So why not keep all debts individual? For one, many loans are easier to get if you’re both signed to the loan. For another, if only one of you is listed on the debt or on the deed of property that’s shared in practice, it can create real problems if you divorce. If you’re involved with the ownership and payments of something, your name should be on the deed and the debt.

Q6: Evicting a horrible tenant

We recently rented out the other home on our property to a younger couple and after 6 1/2 weeks of hell, we evicted them (10 day notice to pay/quit).

They never paid even after we asked repeatedly, had several police agencies show up looking for both of them, CPS showed up and we had people telling us they were known for doing meth. Needless to say, they left after asking us to just give them more time and us refusing. I went into the home and was devastated at the destruction done in 6 short weeks. Over 20 holes in the wall (some the size of a head), doors off with holes, blood on wall, writing all over the walls, smoke stains (not sure how) all over the walls, stains all over every carpet (and we just put new carpet in), finger painting all over walls/doors. It was horrible. She is now saying we illegally evicted her and she wants back in. Also that we don’t have the right to rent the house out because it’s an illegal place? She says she’s suing us!!! My head is spinning. We just found out that they have 9 evictions on their record (wish I would have done my homework).

Is there something that I was suppose to do in order to make my home a legal residence to rent? This is all new to me. I sure don’t want to lose out on the money that it’s going to cost us in repairs and rent that is owed and I can’t find anything about it online so I figured I’d ask.
– Brenda

It’s really hard to tell from your description whether or not the previous tenant has any legal ground for her claims. It’s also hard to tell if you followed sensible procedures for renting out your property.

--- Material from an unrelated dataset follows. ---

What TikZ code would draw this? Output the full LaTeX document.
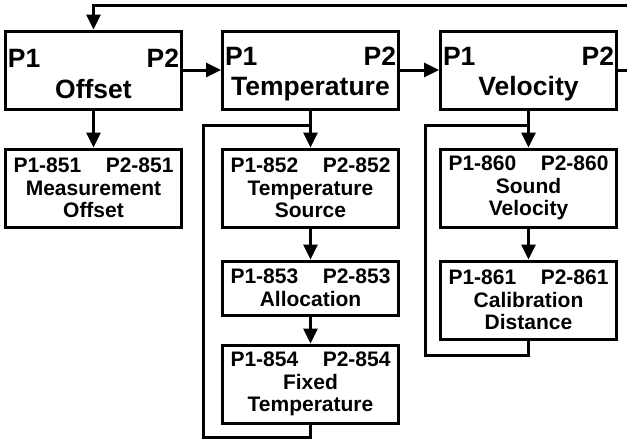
\documentclass[tikz,border=0pt]{standalone}
\usepackage{fontspec}
\setmainfont{Liberation Sans}
\usetikzlibrary{positioning,calc,arrows.meta}

\begin{document}
\begin{tikzpicture}[
    group/.style={rectangle, draw=black, line width=3pt,
                  minimum width=176pt, minimum height=78pt, inner xsep=2.5pt,
                  text width=171pt, text height=26pt, align=center,
                  font=\bfseries\fontsize{26.5}{30.5}\selectfont},
    param/.style={rectangle, draw=black, line width=3pt,
                  minimum width=176pt, minimum height=78pt, inner xsep=8pt, inner ysep=2pt,
                  text width=160pt, align=center,
                  font=\bfseries\fontsize{21}{22.5}\selectfont},
    arrow/.style={-{Triangle[length=15pt, width=14pt]}, line width=3pt},
    wire/.style={line width=3pt}
]

\useasboundingbox (0,0) rectangle (627pt,-439pt);

\node[group] (offset) at (93.5pt,-70pt) {P1\hfill P2\\Offset};
\node[group, right=38pt of offset] (temp) {P1\hfill P2\\Temperature};
\node[group, right=39pt of temp] (velocity) {P1\hfill P2\\Velocity};

\node[param, below=37pt of offset] (measoff) {P1-851\hfill P2-851\\Measurement\\Offset};

\node[param, below=37pt of temp] (tsource) {P1-852\hfill P2-852\\Temperature\\Source};
\node[param, below=31pt of tsource, minimum height=54pt] (alloc) {P1-853\hfill P2-853\\Allocation};
\node[param, below=27pt of alloc] (ftemp) {P1-854\hfill P2-854\\Fixed\\Temperature};

\node[param, below=37pt of velocity] (soundvel) {P1-860\hfill P2-860\\Sound\\Velocity};
\node[param, below=31pt of soundvel] (caldist) {P1-861\hfill P2-861\\Calibration\\Distance};

\draw[arrow] (offset) -- (temp);
\draw[arrow] (temp) -- (velocity);
\draw[arrow] (offset) -- (measoff);
\draw[arrow] (temp) -- (tsource);
\draw[arrow] (tsource) -- (alloc);
\draw[arrow] (alloc) -- (ftemp);
\draw[arrow] (velocity) -- (soundvel);
\draw[arrow] (soundvel) -- (caldist);

% return line, runs off the right edge
\coordinate (top) at ($(offset.north)+(0,24.5pt)$);
\draw[arrow] (velocity.east) -- ++(20pt,0) |- (top) -- (offset.north);

% loops back to the column heads
\coordinate (tjoin) at ($(temp.south)!0.4!(tsource.north)$);
\coordinate (tleft) at ([xshift=-18pt]tsource.west);
\draw[wire] (ftemp.south) -- ++(0,-13pt) -| (tleft |- tjoin) -- (tjoin);

\coordinate (vjoin) at ($(velocity.south)!0.4!(soundvel.north)$);
\coordinate (vleft) at ([xshift=-14pt]soundvel.west);
\draw[wire] (caldist.south) -- ++(0,-15pt) -| (vleft |- vjoin) -- (vjoin);

\end{tikzpicture}
\end{document}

In either case, it probably makes sense to get ahold of a lawyer and go through everything that’s happened and what you need to do going forward to protect yourself. You may have grounds for legal action against the tenant, but it’s probably doubtful that you’ll ever be able to collect from them. I’m also unsure as to what your insurance on the property is like.

I’m really sorry that this is the situation you were handed with the first tenant you had, but you are learning a lot of lessons from this experience, ones that will serve you very well in the future.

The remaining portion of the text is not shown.